O novo diretor da Organização do Tratado do Atlântico Norte (OTAN), Mark Rutte, cobrou 5% dos orçamentos dos países do bloco para tornar a aliança mais eficiente contra ameaça da Rússia. Essa parte da Europa que compõe o G7 declarou apoio a Israel por seu “direito de defesa”. Mas não há nenhuma defesa e sim uma clara agressão, inclusive denunciado pela Carta das Nações Unidas. Essa é uma guerra de agressão, Israel ameaçou um outro país. Isso deveria merecer a condenação de todos os países, mas não está sendo assim.
A pergunta é até que ponto as sociedades de todos esses países estão sendo consultadas por uma questão tão importante como a entrada na guerra. Na Guerra contra a Rússia, estão retirando 5% do orçamento nacional para a defesa. Recursos tirados da educação, moradia, trabalho, infraestrutura; e as pessoas não são consultadas. Tanto a burocracia da OTAN quanto a da União Europeia não dão direito à sociedade civil dizer o que está pensando. Não há consulta.
Qual será o próximo passo se entrarmos em uma guerra? Ninguém está pensando nada. O problema da nossa época é que não temos lideranças capazes de pensar no futuro. O futuro foi sequestrado.
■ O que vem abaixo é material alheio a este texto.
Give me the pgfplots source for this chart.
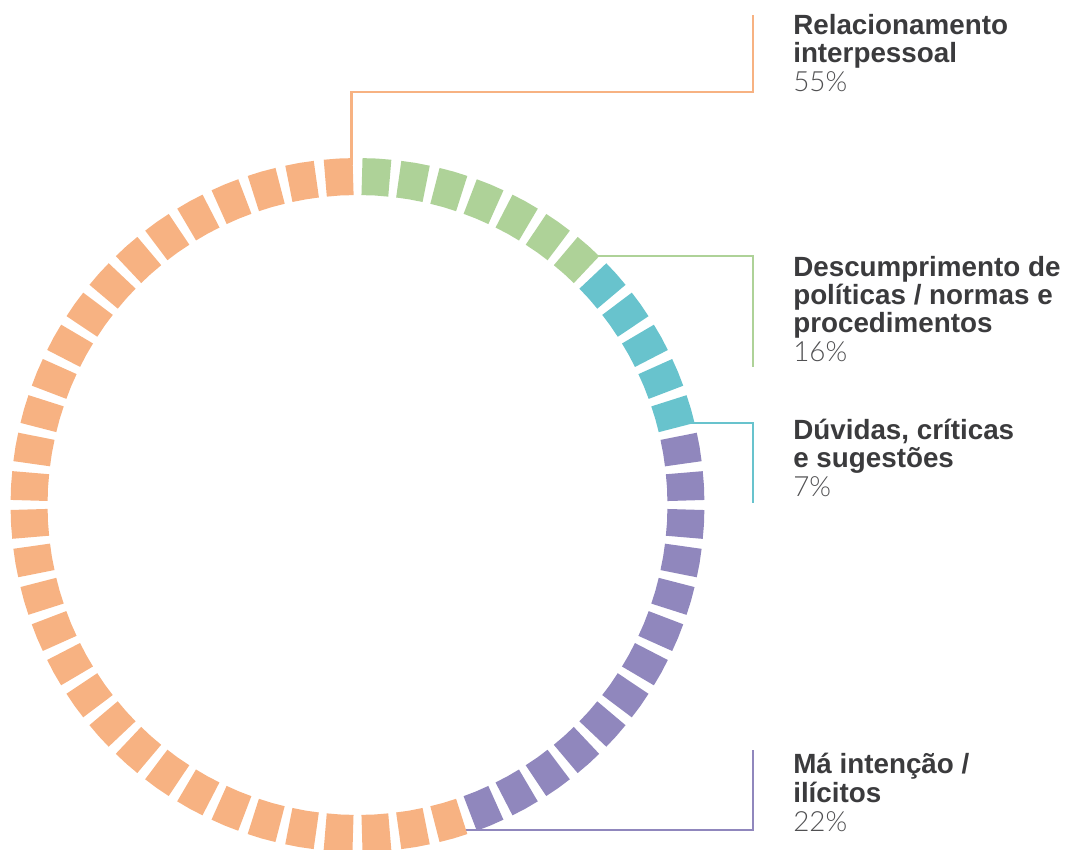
\documentclass[border=0pt]{standalone}
\usepackage{pgfplots}
\pgfplotsset{compat=1.18}
\usepackage{fontspec}
\setmainfont{Liberation Sans}
\newfontfamily\pctfont{Lato Light}
\definecolor{cOrange}{HTML}{F7B282}
\definecolor{cGreen}{HTML}{AED298}
\definecolor{cTeal}{HTML}{68C3CD}
\definecolor{cPurple}{HTML}{9087BD}
\definecolor{cText}{HTML}{3B3B3D}
\definecolor{cPct}{HTML}{505052}
\pgfplotsset{
  seg/.style={line width=27.75pt, dash pattern=on 20.890pt off 6.75pt, dash phase=24.265pt},
  lead/.style={line width=1.6pt},
}
\tikzset{
  lbl/.style={anchor=base west, font=\fontsize{20.85}{25}\selectfont\bfseries, text=cText, inner sep=0pt},
  pct/.style={anchor=base west, font=\fontsize{20.85}{25}\selectfont\pctfont, text=cPct, inner sep=0pt},
}
\begin{document}
\begin{tikzpicture}
\begin{axis}[
  scale only axis, width=798.75pt, height=637.5pt,
  xmin=-357.5, xmax=707.5, ymin=-345, ymax=505,
  axis line style={draw=none}, xtick=\empty, ytick=\empty,
]
% leader lines
\addplot[lead, cOrange] coordinates {(-6,340) (-6,413) (395.5,413) (395.5,490)};
\addplot[lead, cGreen] coordinates {(236,249) (395.5,249) (395.5,138)};
\addplot[lead, cTeal] coordinates {(330,82) (395.5,82) (395.5,2)};
\addplot[lead, cPurple] coordinates {(108,-325) (395.5,-325) (395.5,-245)};

% donut segments: (angle, radius); 56 segments, 7 green, 5 teal, 13 purple, 31 orange
\addplot[seg, cGreen, data cs=polar] coordinates {
(90,328.5) (86.786,328.5) (83.571,328.5) (80.357,328.5) (77.143,328.5) (73.929,328.5)
(70.714,328.5) (67.5,328.5) (64.286,328.5) (61.071,328.5) (57.857,328.5) (54.643,328.5)
(51.429,328.5) (48.214,328.5) (45,328.5)};
\addplot[seg, cTeal, data cs=polar] coordinates {
(45,328.5) (41.786,328.5) (38.571,328.5) (35.357,328.5) (32.143,328.5) (28.929,328.5)
(25.714,328.5) (22.5,328.5) (19.286,328.5) (16.071,328.5) (12.857,328.5)};
\addplot[seg, cPurple, data cs=polar] coordinates {
(12.857,328.5) (9.643,328.5) (6.429,328.5) (3.214,328.5) (0,328.5) (-3.214,328.5)
(-6.429,328.5) (-9.643,328.5) (-12.857,328.5) (-16.071,328.5) (-19.286,328.5) (-22.5,328.5)
(-25.714,328.5) (-28.929,328.5) (-32.143,328.5) (-35.357,328.5) (-38.571,328.5) (-41.786,328.5)
(-45,328.5) (-48.214,328.5) (-51.429,328.5) (-54.643,328.5) (-57.857,328.5) (-61.071,328.5)
(-64.286,328.5) (-67.5,328.5) (-70.714,328.5)};
\addplot[seg, cOrange, data cs=polar] coordinates {
(-70.714,328.5) (-73.929,328.5) (-77.143,328.5) (-80.357,328.5) (-83.571,328.5) (-86.786,328.5)
(-90,328.5) (-93.214,328.5) (-96.429,328.5) (-99.643,328.5) (-102.857,328.5) (-106.071,328.5)
(-109.286,328.5) (-112.5,328.5) (-115.714,328.5) (-118.929,328.5) (-122.143,328.5) (-125.357,328.5)
(-128.571,328.5) (-131.786,328.5) (-135,328.5) (-138.214,328.5) (-141.429,328.5) (-144.643,328.5)
(-147.857,328.5) (-151.071,328.5) (-154.286,328.5) (-157.5,328.5) (-160.714,328.5) (-163.929,328.5)
(-167.143,328.5) (-170.357,328.5) (-173.571,328.5) (-176.786,328.5) (-180,328.5) (-183.214,328.5)
(-186.429,328.5) (-189.643,328.5) (-192.857,328.5) (-196.071,328.5) (-199.286,328.5) (-202.5,328.5)
(-205.714,328.5) (-208.929,328.5) (-212.143,328.5) (-215.357,328.5) (-218.571,328.5) (-221.786,328.5)
(-225,328.5) (-228.214,328.5) (-231.429,328.5) (-234.643,328.5) (-237.857,328.5) (-241.071,328.5)
(-244.286,328.5) (-247.5,328.5) (-250.714,328.5) (-253.929,328.5) (-257.143,328.5) (-260.357,328.5)
(-263.571,328.5) (-266.786,328.5) (-270,328.5)};

% labels
\node[lbl] at (axis cs:435.5,470) {Relacionamento};
\node[lbl] at (axis cs:435.5,442) {interpessoal};
\node[pct] at (axis cs:435.5,413) {55\%};

\node[lbl] at (axis cs:435.5,228) {Descumprimento de};
\node[lbl] at (axis cs:435.5,200) {políticas / normas e};
\node[lbl] at (axis cs:435.5,172) {procedimentos};
\node[pct] at (axis cs:435.5,143) {16\%};

\node[lbl] at (axis cs:435.5,65) {Dúvidas, críticas};
\node[lbl] at (axis cs:435.5,37) {e sugestões};
\node[pct] at (axis cs:435.5,8) {7\%};

\node[lbl] at (axis cs:435.5,-269) {Má intenção /};
\node[lbl] at (axis cs:435.5,-298) {ilícitos};
\node[pct] at (axis cs:435.5,-327) {22\%};
\end{axis}
\end{tikzpicture}
\end{document}
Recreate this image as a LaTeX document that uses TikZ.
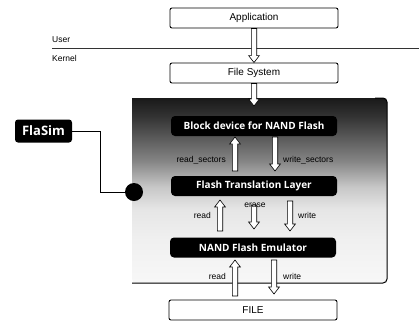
\documentclass[tikz,border=0pt]{standalone}
\usepackage{fontspec}
\setmainfont{Liberation Sans}
\newfontfamily\boxfont{Open Sans}
\usetikzlibrary{calc}

% fill of the kernel area; the path covers the 25bp..75bp band,
% dark at the top edge, fading out towards the bottom
\pgfdeclareverticalshading{kernelfade}{100bp}{%
  color(0bp)=(black!3); color(25bp)=(black!3); color(37bp)=(black!6);
  color(45bp)=(black!10); color(51bp)=(black!22); color(58bp)=(black!48);
  color(70bp)=(black!80); color(75bp)=(black!90); color(100bp)=(black!90)}

\tikzset{
  whitebox/.style={draw=black, line width=0.9pt, fill=white, rounded corners=2pt,
    minimum width=168pt, minimum height=20pt, inner sep=0pt,
    font=\fontsize{10}{12}\selectfont},
  blackbox/.style={fill=black, rounded corners=4pt, text=white,
    minimum width=166pt, minimum height=20pt, inner sep=0pt,
    font=\boxfont\bfseries\fontsize{10}{12}\selectfont},
  lbl/.style={font=\fontsize{8.5}{10}\selectfont, inner sep=0pt},
  hollow/.style={fill=white, draw=black, line width=0.6pt},
  wire/.style={draw=black, line width=1pt},
}

% outlined block arrow from #1 to #2
\newcommand\hollowarrow[2]{%
  \coordinate (ha-h) at ($(#2)!7pt!(#1)$);
  \filldraw[hollow] ($(#1)!2.7pt!90:(#2)$) -- ($(ha-h)!2.7pt!90:(#2)$)
    -- ($(ha-h)!5.4pt!90:(#2)$) -- (#2) -- ($(ha-h)!5.4pt!-90:(#2)$)
    -- ($(ha-h)!2.7pt!-90:(#2)$) -- ($(#1)!2.7pt!-90:(#2)$) -- cycle;
}

\begin{document}
\begin{tikzpicture}[x=1pt, y=-1pt]
\useasboundingbox (0,0) rectangle (419,322);

% kernel area
\shade[shading=kernelfade] (132,283) -- (132,98) [rounded corners=4pt] -- (387,98) -- (387,283) -- cycle;
\draw[line width=1pt, rounded corners=4pt] (132,283) -- (387,283) -- (387,98) -- (375,98);

% user / kernel boundary
\draw[line width=0.8pt, black!80] (52,48) -- (419,48);
\node[lbl, anchor=west] (user) at (52,40) {User};
\node[lbl, anchor=west] (kernel) at (52,58) {Kernel};

% layers
\node[whitebox] (app) at (254,18) {Application};
\node[whitebox] (fs) at (254,73) {File System};
\node[blackbox] (bd) at (254,126) {Block device for NAND Flash};
\node[blackbox] (ftl) at (254,186) {Flash Translation Layer};
\node[blackbox] (nand) at (253,247.5) {NAND Flash Emulator};
\node[whitebox] (file) at (253,310) {FILE};

% simulator tag
\node[fill=black, rounded corners=3pt, minimum width=57pt, minimum height=23pt,
  inner sep=0pt, text=white, font=\boxfont\bfseries\fontsize{13}{15}\selectfont]
  (flasim) at (43.5,131) {FlaSim};
\node[circle, fill=black, minimum size=18pt, inner sep=0pt] (dot) at (134,192) {};
\draw[wire] (flasim.east) -- ++(28,0) |- (dot);

% end points of the block arrows
\coordinate (fsin) at (254,106);
\coordinate (rs1) at (235,171);  \coordinate (rs2) at (235,137);
\coordinate (ws1) at (275,137);  \coordinate (ws2) at (275,171);
\coordinate (fr1) at (220,231);  \coordinate (fr2) at (220,200);
\coordinate (fe1) at (254,205);  \coordinate (fe2) at (254,229);
\coordinate (fw1) at (290,201);  \coordinate (fw2) at (290,231);
\coordinate (nr1) at (235,296);  \coordinate (nr2) at (235,260);
\coordinate (nw1) at (274,260);  \coordinate (nw2) at (274,294);

\hollowarrow{app.south}{fs.north}
\hollowarrow{fs.south}{fsin}
\hollowarrow{rs1}{rs2}
\hollowarrow{ws1}{ws2}
\hollowarrow{fr1}{fr2}
\hollowarrow{fe1}{fe2}
\hollowarrow{fw1}{fw2}
\hollowarrow{nr1}{nr2}
\hollowarrow{nw1}{nw2}

% operation labels
\node[lbl, anchor=east] (lrs) at (226,160) {read\_sectors};
\node[lbl, anchor=west] (lws) at (283,160) {write\_sectors};
\node[lbl, anchor=east] (lfr) at (211,215) {read};
\node[lbl] (lfe) at (255,205) {erase};
\node[lbl, anchor=west] (lfw) at (298,215) {write};
\node[lbl, anchor=east] (lnr) at (226,276) {read};
\node[lbl, anchor=west] (lnw) at (283,276) {write};
\end{tikzpicture}
\end{document}
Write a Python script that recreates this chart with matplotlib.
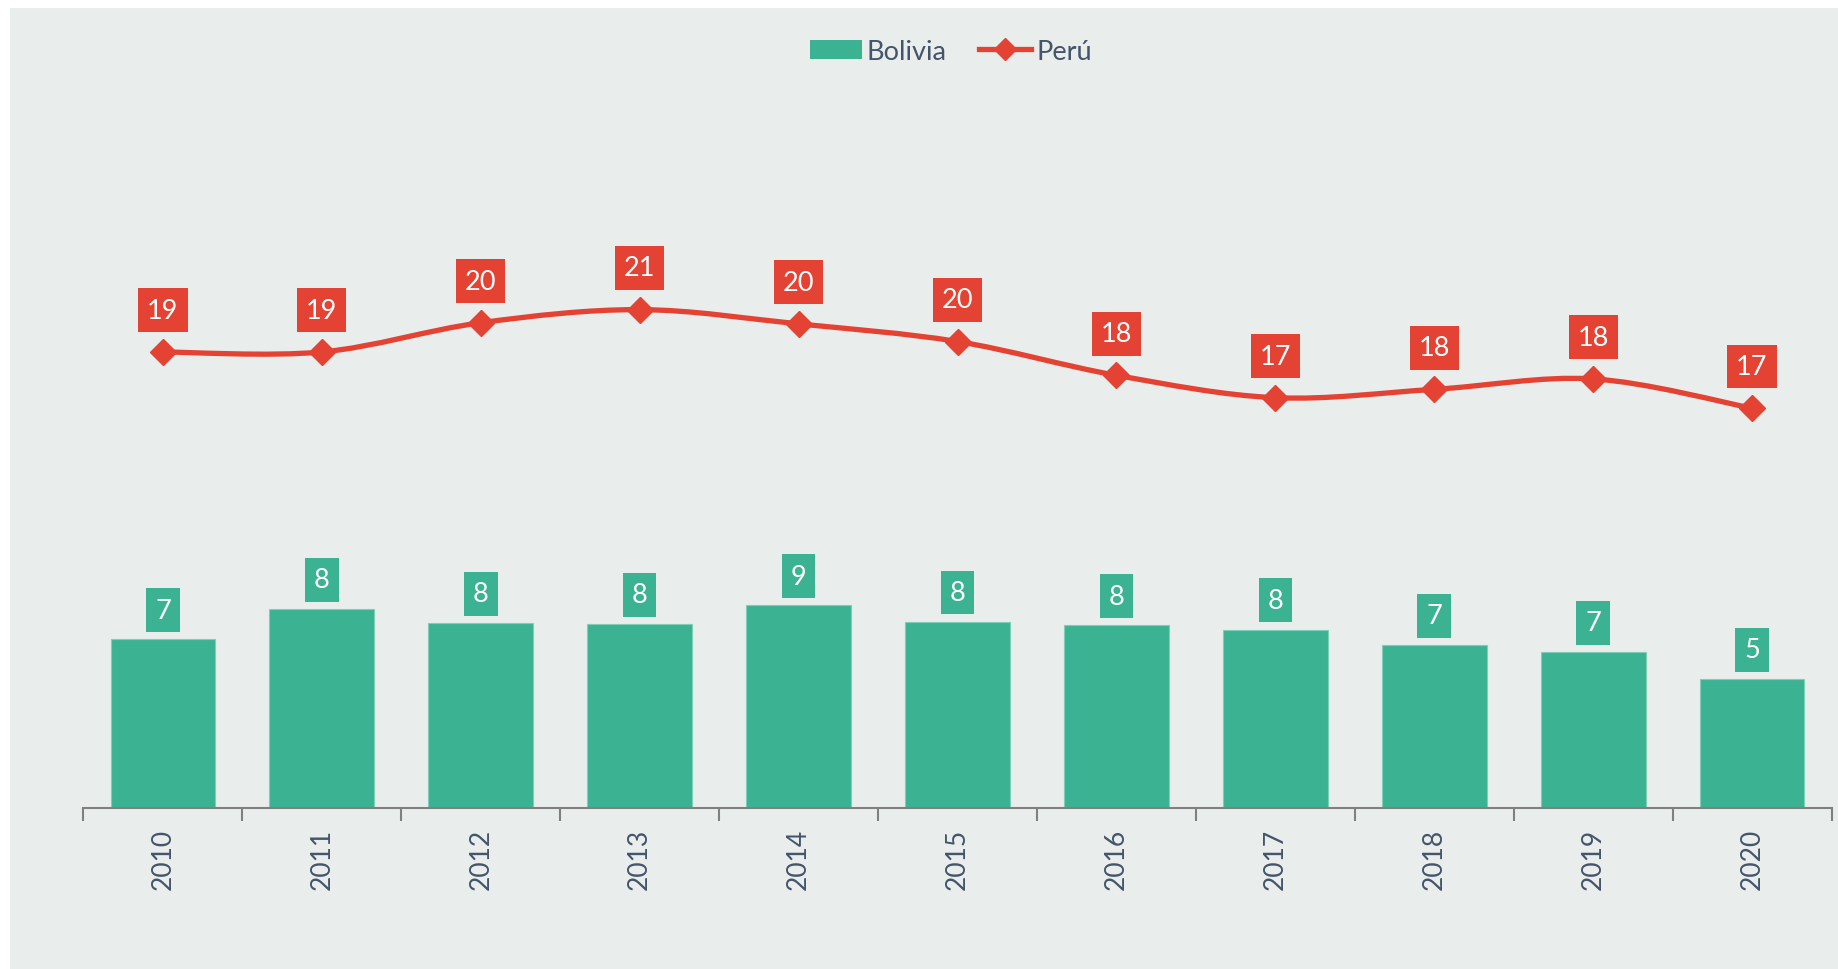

Ninguém pensa no futuro da humanidade, nem de sua própria sociedade.
A dependência de Israel das capacidades norte-americanas é um fato imprescindível?
É imprescindível, inclusive, o Volodomyr Zelensky, presidente da Ucrânia, queixou-se de que mísseis que seriam levados para a frente contra a Rússia foram transferidos para Israel. A posição de Trump em todos os foros é fervorosamente favorável a Israel.
Ele mover sua tropa para a região do conflito tem o efeito muito claro de que está apoiando Israel e de que irá apoiar inclusive pela força. Suas ameaças de que líder iraniano pode ser decapitado são claras. Alguns analistas norte-americanos já afirmam que os Estados Unidos estão na guerra. Eles dão apoio, já estão na guerra.